Fred Astaire and Ginger Rogers co-starred in eight films, and appeared in two additional gems as supporting players. Their young adult charm, their middle-aged charm, their ageless charm continues to draw new and veteran viewers to their reparte, to their fluid and to their staccato movements, to their entrancing presence on-screen. And its their supporting players that bring me back over and over again.
The Gay Divorcee was released in 1934 as their first co-starring vehicle. The movie features a vaudeville-inspired script, a Hollywoodized version of several European cities, our two stars and a broad ensemble of players. Songs include “Don’t Let It Bother You”, “Night and Day” (“Like the beat beat beat of the tom tom, when the summer shadows fall …”), and the endless production number of “The Continental”.
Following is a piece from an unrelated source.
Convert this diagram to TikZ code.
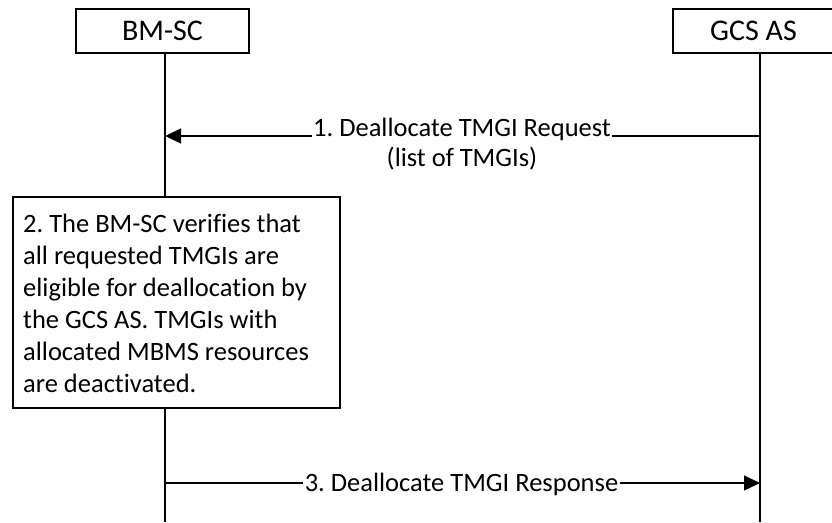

Arlene Croce in her masterwork of nuanced critical writing in the midst of unabashed fandom, the quintessential The Fred Astaire & Ginger Rogers Book (1972) begins an analysis of the film in this way (p. 32):
“When one considers that only ten minutes out of the total running time of The Gay Divorcee are taken up by the dancing of Astaire alone or with Rogers, the film’s enduring popularity seems more then ever a tribute to the power of what those minutes contain. For their first co-starring film, the studio surrounded Astaire and Rogers with a great deal of “protective” tissue — a lot of clowning by Edward Everett Horton, the incessant Alice Brady, and two more farceurs brought in from the stage production, Erik Rhodes and Eric Blore. There are songs and dances by other performers than the stars, and there’s a great giddy whirligig of a production number. It all falls away in retrospect.”
I find Astaire and Rogers enchanting of course in this film. I could live in the “Night and Day” production number, and the open gorgeousness of Rogers and the easy smooth movements of their dancing. And yet, and yet … I find the enduring charm of this movie in the supporting characters as much as the stars. I return for soul lightening laughs to a single scene involving Edward Everett Horton as Egbert Fitzgerald and Eric Blore as an unnamed waiter at a seaside resort.
Egbert sits at a poolside table and the Waiter played by Blore approaches. Both characters boast British accents: Horton’s character a bit posh; Blore’s waiter character a bit broader.
Waiter: Pardon, you, you uh rang sir?
Egbert: Who me? Well, my dear fellow, what is there here to ring with?
Waiter: Pardon sir, that’s just a figure of speech.
Egbert: Oh, oh. Uhuh. Well, bring me a .. let me have a .. eh, there there. You see? Your figure of speech has made me forget entirely what I wanted.
Waiter: Could it have been that you require crumpets?
Egbert: No no no, I never ring for crumpets.
Waiter: Would you be the kind of man who would ring for a toasted scone, sir?
Egbert: Scone? Well, now uh, no. no. try me again.
Waiter: Well, then could you, could you imagine yourself with a hankering for a nice gooseberry tart?
Egbert: Oh what an acid thought. Please.
Waiter: No crumpets. No scones. No gooseberry tart. Well that lands both of us in a cul-de-sac doesn’t it, sir?
Egbert: Of course it does. I knew it would.
Waiter: You know I hate to leave you like this. You torn with doubts and me with my duty undischarged.
Egbert: Oh well cheer up old man, cheer up. It will come to me.
Waiter: Was it animal or vegetable sir?
Waiter: Well that leaves us mineral doesn’t it sir. Now sir, was it a bit of half and half, a noggin of ale, a pipkin of porter, a stoop of stout, or a beaker of beer.
Waiter: Tea. Ha. Well isn’t it a small world sir.